With regard to upgrading existing systems, Windows 7 and Windows Vista both require 1GB of RAM for the 32-bit versions, but anyone who has actually used these OSes knows that 2GB is a more practical minimum. In addition, though a 1GHz processor is “required,” a dual-core processor is almost a necessity. This puts many fine-working systems, sold as recently as 2007, out of practical use in 2014…or at least forces them into an environment where they are allowed no communication with the internet, severely limiting their use-value.
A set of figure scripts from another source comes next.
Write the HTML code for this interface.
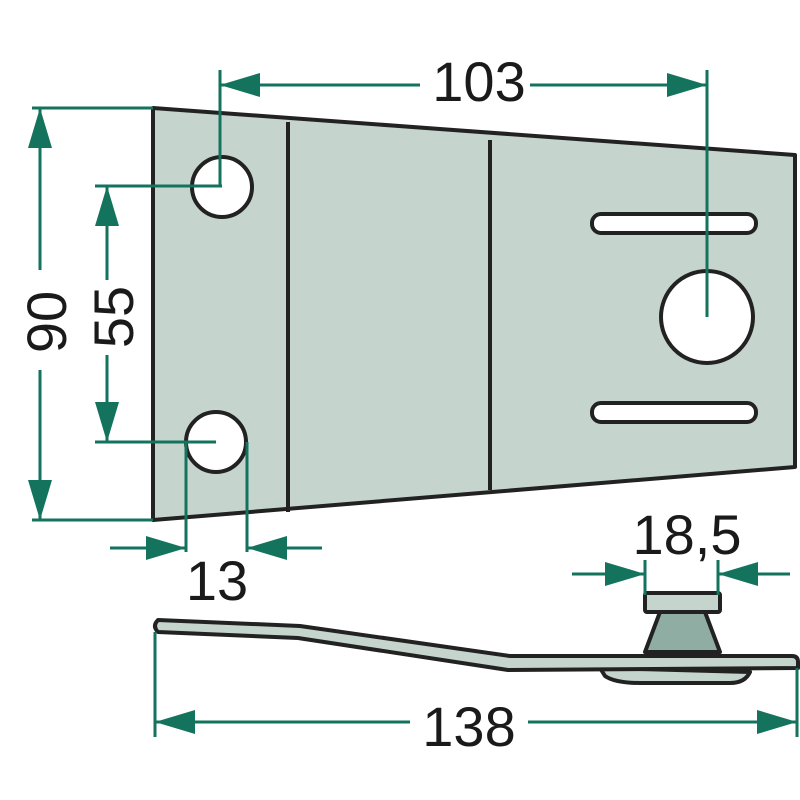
<!DOCTYPE html><html><head><style>body{margin:0;background:#fff}svg{display:block}</style></head><body>
<svg width="800" height="800" viewBox="0 0 800 800" xmlns="http://www.w3.org/2000/svg" font-family="Liberation Sans, sans-serif">
<defs>
<marker id="b" viewBox="0 0 40 24" refX="40" refY="12" markerWidth="40" markerHeight="24" orient="auto" markerUnits="userSpaceOnUse"><path d="M0,0L40,12L0,24z" fill="#13735c"/></marker></defs>
<g stroke="#222" stroke-width="4" fill="#c6d4ce" stroke-linejoin="round">
<path d="M153,108 L795,155 L795,467 L153,520 Z"/>
<line x1="288" y1="122" x2="288" y2="512"/><line x1="490" y1="140" x2="490" y2="490"/>
<ellipse cx="222" cy="187" rx="30" ry="30" fill="#fff"/>
<ellipse cx="216" cy="442" rx="30" ry="30" fill="#fff"/>
<circle cx="707" cy="317" r="46" fill="#fff"/>
<rect x="592" y="214" width="164" height="19" rx="9" fill="#fff"/>
<rect x="592" y="403" width="164" height="19" rx="9" fill="#fff"/>
<path d="M600,668 L605,676 Q615,683 640,683 L730,683 Q745,683 750,672 Z" fill="#c6d4ce"/>
<path d="M660,612 L645,652 L720,652 L705,612 Z" fill="#8fada3"/>
<rect x="645" y="593" width="75" height="19" rx="2" fill="#c6d4ce"/>
<path d="M158,620 L300,626 L510,656 L792,656 Q798,656 798,662 L798,668 L508,670 L298,638 L158,632 Q152,626 158,620 Z" fill="#c6d4ce"/>
</g>
<g stroke="#13735c" stroke-width="3" fill="none">
<line x1="220" y1="70" x2="220" y2="186"/><line x1="707" y1="70" x2="707" y2="317"/>
<line x1="530" y1="85" x2="707" y2="85" marker-end="url(#b)"/><line x1="420" y1="85" x2="220" y2="85" marker-end="url(#b)"/>
<line x1="32" y1="108" x2="153" y2="108"/><line x1="32" y1="520" x2="153" y2="520"/>
<line x1="40" y1="270" x2="40" y2="108" marker-end="url(#b)"/><line x1="40" y1="370" x2="40" y2="520" marker-end="url(#b)"/>
<line x1="95" y1="186" x2="222" y2="186"/><line x1="95" y1="442" x2="216" y2="442"/>
<line x1="107" y1="280" x2="107" y2="186" marker-end="url(#b)"/><line x1="107" y1="355" x2="107" y2="442" marker-end="url(#b)"/>
<line x1="186" y1="442" x2="186" y2="552"/><line x1="247" y1="442" x2="247" y2="552"/>
<line x1="110" y1="548" x2="186" y2="548" marker-end="url(#b)"/><line x1="322" y1="548" x2="247" y2="548" marker-end="url(#b)"/>
<line x1="645" y1="560" x2="645" y2="595"/><line x1="718" y1="560" x2="718" y2="595"/>
<line x1="572" y1="574" x2="645" y2="574" marker-end="url(#b)"/><line x1="790" y1="574" x2="718" y2="574" marker-end="url(#b)"/>
<line x1="155" y1="632" x2="155" y2="737"/><line x1="797" y1="668" x2="797" y2="737"/>
<line x1="410" y1="722" x2="155" y2="722" marker-end="url(#b)"/><line x1="528" y1="722" x2="797" y2="722" marker-end="url(#b)"/>
</g>
<g fill="#1a1a1a" font-size="56" text-anchor="middle">
<text x="479" y="101">103</text>
<text transform="translate(66,322) rotate(-90)">90</text>
<text transform="translate(133,317) rotate(-90)">55</text>
<text x="217" y="600">13</text>
<text x="687" y="554">18,5</text>
<text x="469" y="746">138</text>
</g>
</svg></body></html>
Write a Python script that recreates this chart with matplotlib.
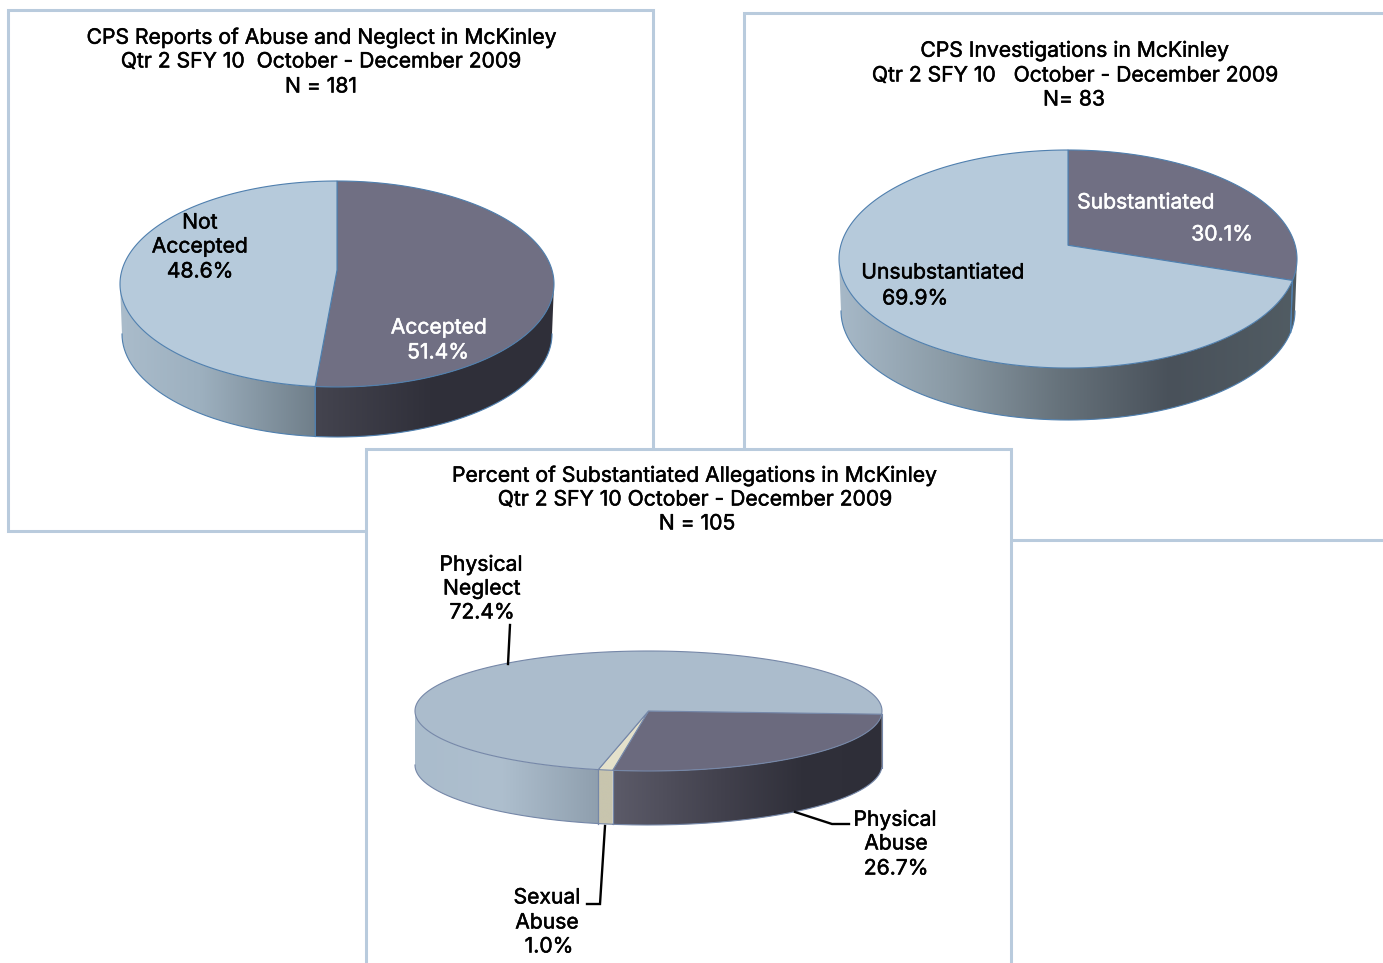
import numpy as np
import matplotlib
matplotlib.use("Agg")
import matplotlib.pyplot as plt
import matplotlib.patheffects as pe
from matplotlib.colors import to_rgb
from matplotlib.patches import Polygon, Rectangle

# ---- data ----
reports_labels = ["Accepted", "Not Accepted"]
reports_values = [51.4, 48.6]
investigations_labels = ["Substantiated", "Unsubstantiated"]
investigations_values = [30.1, 69.9]
allegations_labels = ["Physical Abuse", "Sexual Abuse", "Physical Neglect"]
allegations_values = [26.7, 1.0, 72.4]

title_reports = ["CPS Reports of Abuse and Neglect in McKinley",
                 "Qtr 2 SFY 10  October - December 2009", "N = 181"]
title_investigations = ["CPS Investigations in McKinley",
                        "Qtr 2 SFY 10   October - December 2009", "N= 83"]
title_allegations = ["Percent of Substantiated Allegations in McKinley",
                     "Qtr 2 SFY 10 October - December 2009", "N = 105"]

BORDER = "#b9cbdd"
FS = 15.2
plt.rcParams["font.family"] = ["Inter", "DejaVu Sans"]

fig = plt.figure(figsize=(13.83, 9.63), dpi=100)
ax = fig.add_axes([0, 0, 1, 1])
ax.set_axis_off()


def rim_angle(theta, k):
    """Perspective mapping of a true pie angle on to the drawn ellipse."""
    c, s = np.cos(theta), np.sin(theta)
    d = 1 + k * c
    return np.arctan2(s * np.sqrt(1 - k * k) / d, (c + k) / d)


def gradient(x0, x1, y0, y1, stops, clip, z):
    xs = np.linspace(x0, x1, 256)
    px = [p for p, _ in stops]
    cols = np.array([to_rgb(c) for _, c in stops])
    img = np.stack([np.interp(xs, px, cols[:, i]) for i in range(3)], axis=-1)[None, :, :]
    im = ax.imshow(img, extent=(x0, x1, y1, y0), aspect="auto", zorder=z,
                   interpolation="bilinear")
    im.set_clip_path(clip)


def pie3d(cx, cy, rx, ry, depth, k, start, values, tops, sides, edge, z, inset=2.0):
    def top_pt(t):
        return cx + rx * np.sin(t), cy - ry * np.cos(t)

    def bot_pt(t):
        return cx + (rx - inset) * np.sin(t), cy + depth - ry * np.cos(t)

    ax_ = cx, cy - ry * k
    bounds = start + np.cumsum([0] + list(values)) * 3.6
    # side walls
    for i in range(len(values)):
        a = np.radians(bounds[i])
        b = np.radians(bounds[i + 1])
        ta, tb = rim_angle(a, k) % (2 * np.pi), rim_angle(b, k)
        tb = tb % (2 * np.pi)
        if tb <= ta:
            tb += 2 * np.pi
        lo, hi = max(ta, np.pi / 2), min(tb, 3 * np.pi / 2)
        if hi <= lo:
            continue
        t = np.linspace(lo, hi, 160)
        tx, ty = top_pt(t)
        bx, by = bot_pt(t)
        pts = np.r_[np.c_[tx, ty], np.c_[bx, by][::-1]]
        poly = Polygon(pts, closed=True, facecolor="none", edgecolor="none",
                       transform=ax.transData, zorder=z + 1)
        ax.add_patch(poly)
        gradient(pts[:, 0].min(), pts[:, 0].max(), pts[:, 1].min(), pts[:, 1].max(),
                 sides[i], poly, z + 1)
        ax.plot(bx, by, color=edge, lw=0.8, zorder=z + 2)
        for tv in (lo, hi):
            if np.pi / 2 < tv < 3 * np.pi / 2:
                px, py = top_pt(tv)
                qx, qy = bot_pt(tv)
                ax.plot([px, qx], [py, qy], color=edge, lw=0.8, zorder=z + 2)
    # top faces
    for i in range(len(values)):
        th = np.radians(np.linspace(bounds[i], bounds[i + 1], 240))
        t = np.unwrap(rim_angle(th, k))
        tx, ty = top_pt(t)
        pts = np.r_[[ax_], np.c_[tx, ty]]
        ax.add_patch(Polygon(pts, closed=True, facecolor=tops[i], edgecolor=edge,
                             lw=0.8, joinstyle="miter", zorder=z + 3))


def panel(x0, y0, x1, y1, z):
    ax.add_patch(Rectangle((x0, y0), x1 - x0, y1 - y0, facecolor="white",
                           edgecolor=BORDER, lw=2.2, zorder=z))


def write(lines, z, color="black"):
    for s, x, y in lines:
        ax.text(x, y + 1.5, s, ha="center", va="center", fontsize=FS, color=color, zorder=z,
                path_effects=[pe.withStroke(linewidth=0.35, foreground=color)])


# ---- panel 1 ----
panel(8, 10.5, 652.5, 531.5, 1)
pie3d(337, 284, 217, 103, 50, 0.136, 0, reports_values,
      ["#706f83", "#b6cadb"],
      [[(134, "#3c3c47"), (316, "#44444f"), (430, "#30303a"), (553, "#2f2f39")],
       [(120, "#aabccb"), (200, "#9db0bf"), (316, "#6f7e89")]],
      "#4f7fae", 2)
write([(title_reports[0], 322, 36), (title_reports[1], 321, 60), (title_reports[2], 321, 85),
       ("Not", 200, 221), (reports_labels[0], 200, 245), (f"{reports_values[1]:.1f}%", 200, 270)], 10)
write([(reports_labels[0], 439, 326), (f"{reports_values[0]:.1f}%", 438, 351)], 10, "white")

# ---- panel 2 ----
panel(744, 13.5, 1390, 540.5, 1)
pie3d(1068, 259, 229, 109, 52, 0.126, 0, investigations_values,
      ["#706f83", "#b6cadb"],
      [[(1068, "#4a5259"), (1295, "#4f5a60")],
       [(841, "#a6b8c7"), (950, "#8a9aa5"), (1060, "#66727b"), (1170, "#49515a"), (1295, "#515c63")]],
      "#4f7fae", 2)
write([(title_investigations[0], 1075, 49), (title_investigations[1], 1075, 74),
       (title_investigations[2], 1074, 98),
       (investigations_labels[1], 943, 271), (f"{investigations_values[1]:.1f}%", 915, 297)], 10)
write([(investigations_labels[0], 1146, 201), (f"{investigations_values[0]:.1f}%", 1222, 233)], 10, "white")

# ---- panel 3 ----
panel(366, 449.5, 1010.5, 975, 20)
pie3d(648.5, 711, 233.5, 60, 54, 0.0, 92.7, allegations_values,
      ["#6b6a7e", "#e4e1cb", "#abbccc"],
      [[(612, "#5c5b69"), (720, "#42414d"), (800, "#30303a"), (882, "#2e2e38")],
       [(598, "#c8c5ae"), (612, "#c8c5ae")],
       [(415, "#aabccc"), (500, "#aebfce"), (598, "#8f9fae")]],
      "#7587a8", 21, inset=0.0)
leader_paths = [([510, 508], [625, 664]),
                ([795, 832, 849], [812, 824, 824]),
                ([605, 600, 587], [826, 904, 904])]
for xs, ys in leader_paths:
    ax.plot(xs, ys, color="black", lw=1.7, zorder=30, solid_joinstyle="miter")
write([(title_allegations[0], 695, 474), (title_allegations[1], 695, 498), (title_allegations[2], 697, 522),
       ("Physical", 481, 563), ("Neglect", 482, 587), (f"{allegations_values[2]:.1f}%", 482, 611),
       ("Physical", 895, 818), ("Abuse", 896, 842), (f"{allegations_values[0]:.1f}%", 896, 867),
       ("Sexual", 547, 896), ("Abuse", 547, 921), (f"{allegations_values[1]:.1f}%", 549, 945)], 31)

ax.set_xlim(0, 1383)
ax.set_ylim(963, 0)
fig.savefig("out.png", dpi=100, facecolor="white")
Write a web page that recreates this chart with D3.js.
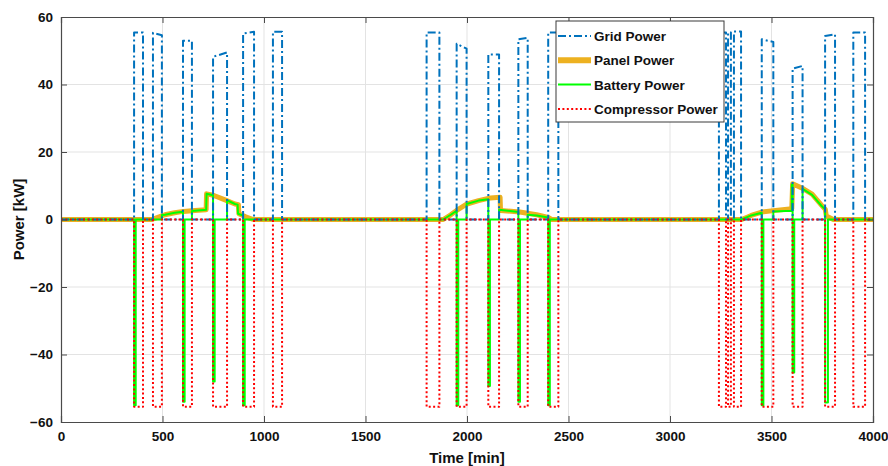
<!DOCTYPE html>
<html>
<head>
<meta charset="utf-8">
<script src="https://cdn.jsdelivr.net/npm/d3@7"></script>
<style>
  body { margin: 0; background: #fff; }
  svg { display: block; font-family: "Liberation Sans", Arial, sans-serif; }
</style>
</head>
<body>
<div id="chart"></div>
<script>
// compressor on/off periods [min]
const onStart = [360, 453, 601, 749, 897, 1044, 1801, 1949, 2105, 2253, 2400, 3241, 3286, 3315, 3452, 3604, 3764, 3903];
const onEnd   = [404, 497, 645, 818, 951, 1089, 1864, 1998, 2158, 2299, 2450, 3276, 3300, 3350, 3509, 3653, 3813, 3961];
// grid power at start / end of each period [kW]
const gridStart = [55.4, 55.3, 53.0, 48.2, 55.1, 55.6, 55.4, 52.1, 48.9, 53.4, 55.4, 55.4, 55.4, 55.7, 53.4, 44.7, 54.4, 55.4];
const gridEnd   = [55.4, 54.6, 53.0, 49.5, 55.6, 55.6, 55.4, 50.6, 48.9, 53.8, 55.4, 55.4, 55.4, 55.7, 52.6, 45.5, 54.9, 55.4];
const compLevel = [-55.5, -55.5, -55.5, -55.5, -55.5, -55.5, -55.5, -55.5, -55.5, -55.5, -55.5, -55.5, -55.5, -55.5, -55.5, -55.5, -55.5, -55.5];

// panel power
const panelT = [0, 447, 480, 512, 560, 603, 660, 715, 717, 750, 808, 857, 874, 876, 910, 947,
                1883, 1920, 1949, 2000, 2057, 2115, 2163, 2165, 2260, 2343, 2400, 2417,
                3353, 3400, 3452, 3520, 3600, 3604, 3657, 3700, 3747, 3765, 3770, 3805, 4000];
const panelV = [0, 0, 0.7, 1.4, 2.0, 2.4, 2.7, 2.9, 7.6, 7.2, 5.8, 4.6, 4.4, 1.7, 0.8, 0,
                0, 1.4, 2.7, 4.6, 5.6, 6.4, 6.6, 2.7, 2.2, 1.4, 0.6, 0,
                0, 1.2, 2.2, 2.7, 3.2, 10.6, 9.1, 7.5, 4.2, 3.0, 1.0, 0, 0];

// battery power
const batteryT = [0, 360, 360, 368, 368, 497, 497, 512, 560, 601, 601, 609, 609, 645, 645, 715, 717, 749, 749, 757, 757, 818, 818, 857, 870, 872, 897, 897, 905, 905,
                  1883, 1920, 1949, 1949, 1957, 1957, 1998, 1998, 2057, 2105, 2105, 2113, 2113, 2158, 2158, 2253, 2253, 2261, 2261, 2299, 2299, 2343, 2400, 2400, 2408, 2408,
                  3353, 3400, 3452, 3452, 3460, 3460, 3509, 3509, 3600, 3600, 3604, 3604, 3612, 3612, 3653, 3653, 3700, 3747, 3764, 3764, 3778, 3778, 4000];
const batteryV = [0, 0, -55, -55, 0, 0, 1.3, 1.4, 2.0, 2.3, -54, -54, 0, 0, 2.5, 2.9, 7.6, 7.2, -48, -48, 0, 0, 5.7, 4.6, 4.4, 1.7, 1.2, -55, -55, 0,
                  0, 1.4, 2.6, -55, -55, 0, 0, 4.6, 5.6, 6.0, -49.3, -49.3, 0, 0, 2.9, 2.2, -54, -54, 0, 0, 1.4, 1.2, 0.6, -55, -55, 0,
                  0, 1.2, 2.0, -55, -55, 0, 0, 2.4, 2.6, 10.4, 10.4, -45.3, -45.3, 0, 0, 9.1, 7.3, 4.0, 3.0, -54.2, -54.2, 0, 0];

const xTicks = [0, 500, 1000, 1500, 2000, 2500, 3000, 3500, 4000];
const yTicks = [-60, -40, -20, 0, 20, 40, 60];
const legendNames = ["Grid Power", "Panel Power", "Battery Power", "Compressor Power"];

const W = 888, H = 466;
const margin = {top: 17, right: 15, bottom: 44, left: 61};
const iw = W - margin.left - margin.right, ih = H - margin.top - margin.bottom;

const x = d3.scaleLinear().domain([0, 4000]).range([0, iw]);
const y = d3.scaleLinear().domain([-60, 60]).range([ih, 0]);

// build step traces
let grid = [[0, 0]], comp = [[0, 0]];
onStart.forEach((s, i) => {
  grid.push([s, 0], [s, gridStart[i]], [onEnd[i], gridEnd[i]], [onEnd[i], 0]);
  comp.push([s, 0], [s, compLevel[i]], [onEnd[i], compLevel[i]], [onEnd[i], 0]);
});
grid.push([4000, 0]); comp.push([4000, 0]);
const panel = panelT.map((t, i) => [t, panelV[i]]);
const battery = batteryT.map((t, i) => [t, batteryV[i]]);

const svg = d3.select("#chart").append("svg").attr("width", W).attr("height", H);
svg.append("rect").attr("width", W).attr("height", H).attr("fill", "#fff");
const g = svg.append("g").attr("transform", `translate(${margin.left},${margin.top})`);

// grid lines
g.append("g").selectAll("line").data(xTicks.slice(1, -1)).enter().append("line")
  .attr("x1", d => x(d)).attr("x2", d => x(d)).attr("y1", 0).attr("y2", ih)
  .attr("stroke", "#e3e3e3").attr("stroke-width", 1);
g.append("g").selectAll("line").data(yTicks.slice(1, -1)).enter().append("line")
  .attr("y1", d => y(d)).attr("y2", d => y(d)).attr("x1", 0).attr("x2", iw)
  .attr("stroke", "#e3e3e3").attr("stroke-width", 1);

const styles = {
  grid: {stroke: "#0072BD", width: 2, dash: "8,3,2,3"},
  panel: {stroke: "#EDB120", width: 5, dash: null},
  battery: {stroke: "#00FF00", width: 2, dash: null},
  comp: {stroke: "#FF0000", width: 2, dash: "2,2.4"}
};

const line = d3.line().x(d => x(d[0])).y(d => y(d[1]));
const plot = g.append("g");
[["panel", panel], ["battery", battery], ["grid", grid], ["comp", comp]].forEach(([k, data]) => {
  plot.append("path").datum(data).attr("d", line)
    .attr("fill", "none").attr("stroke", styles[k].stroke)
    .attr("stroke-width", styles[k].width)
    .attr("stroke-dasharray", styles[k].dash)
    .attr("stroke-linejoin", "round");
});

// axes box
const axCol = "#4a4a4a";
const xb = g.append("g").attr("transform", `translate(0,${ih})`)
  .call(d3.axisBottom(x).tickValues(xTicks).tickSize(-6).tickPadding(9).tickFormat(d3.format("d")));
const xt = g.append("g").call(d3.axisTop(x).tickValues(xTicks).tickSize(-6).tickFormat(""));
const yl = g.append("g").call(d3.axisLeft(y).tickValues(yTicks).tickSize(-6).tickPadding(8));
const yr = g.append("g").attr("transform", `translate(${iw},0)`)
  .call(d3.axisRight(y).tickValues(yTicks).tickSize(-6).tickFormat(""));
[xb, xt, yl, yr].forEach(a => {
  a.select(".domain").attr("stroke", axCol).attr("stroke-width", 1.2);
  a.selectAll(".tick line").attr("stroke", axCol);
  a.selectAll("text").attr("font-size", 13.5).attr("font-weight", "bold")
    .attr("fill", "#111").attr("font-family", "'Liberation Sans', Arial, sans-serif");
});

// axis labels
svg.append("text").attr("x", margin.left + iw / 2).attr("y", 463)
  .attr("text-anchor", "middle").attr("font-size", 15).attr("font-weight", "bold")
  .attr("fill", "#111").text("Time [min]");
svg.append("text").attr("transform", `translate(24,${margin.top + ih / 2}) rotate(-90)`)
  .attr("text-anchor", "middle").attr("font-size", 15).attr("font-weight", "bold")
  .attr("fill", "#111").text("Power [kW]");

// legend
const lg = svg.append("g").attr("transform", "translate(556,21)");
lg.append("rect").attr("width", 168).attr("height", 101)
  .attr("fill", "#fff").attr("stroke", "#3a3a3a").attr("stroke-width", 1);
const keys = ["grid", "panel", "battery", "comp"];
keys.forEach((k, i) => {
  const yy = 15 + i * 24.3;
  lg.append("line").attr("x1", 2).attr("x2", 35).attr("y1", yy).attr("y2", yy)
    .attr("stroke", styles[k].stroke)
    .attr("stroke-width", k === "panel" ? 6 : styles[k].width)
    .attr("stroke-dasharray", styles[k].dash);
  lg.append("text").attr("x", 38).attr("y", yy + 5)
    .attr("font-size", 13.5).attr("font-weight", "bold").attr("fill", "#111")
    .text(legendNames[i]);
});
</script>
</body>
</html>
Enter FOSS (Free and Open Source Software), software developed and maintained by volunteers and distributed over the internet at no cost. Today, thanks to open source operating system projects like Linux and BSD, many computers considered too old for practical use have found new lives as second-tier servers and desktops, though many of these OSes are developed for enterprise-level applications (Solaris, Red Hat, et. al.). Some flavors of Linux can support hardware as old as my aforementioned 3865 and nearly all XP-capable systems will support a useful bundle of regularly-updated software for internet browsing, email, word processing, instant messaging, and other productive applications. Best of all, they enjoy regular patches and updates, and an end to “extended support” is nowhere to be found. FOSS has found some heavyweight supporters in recent years and many global corporations invest money and dedicate staff to furthering FOSS towards their own ends, a couple of the most notable being Sun (now acquired by Oracle) and Google.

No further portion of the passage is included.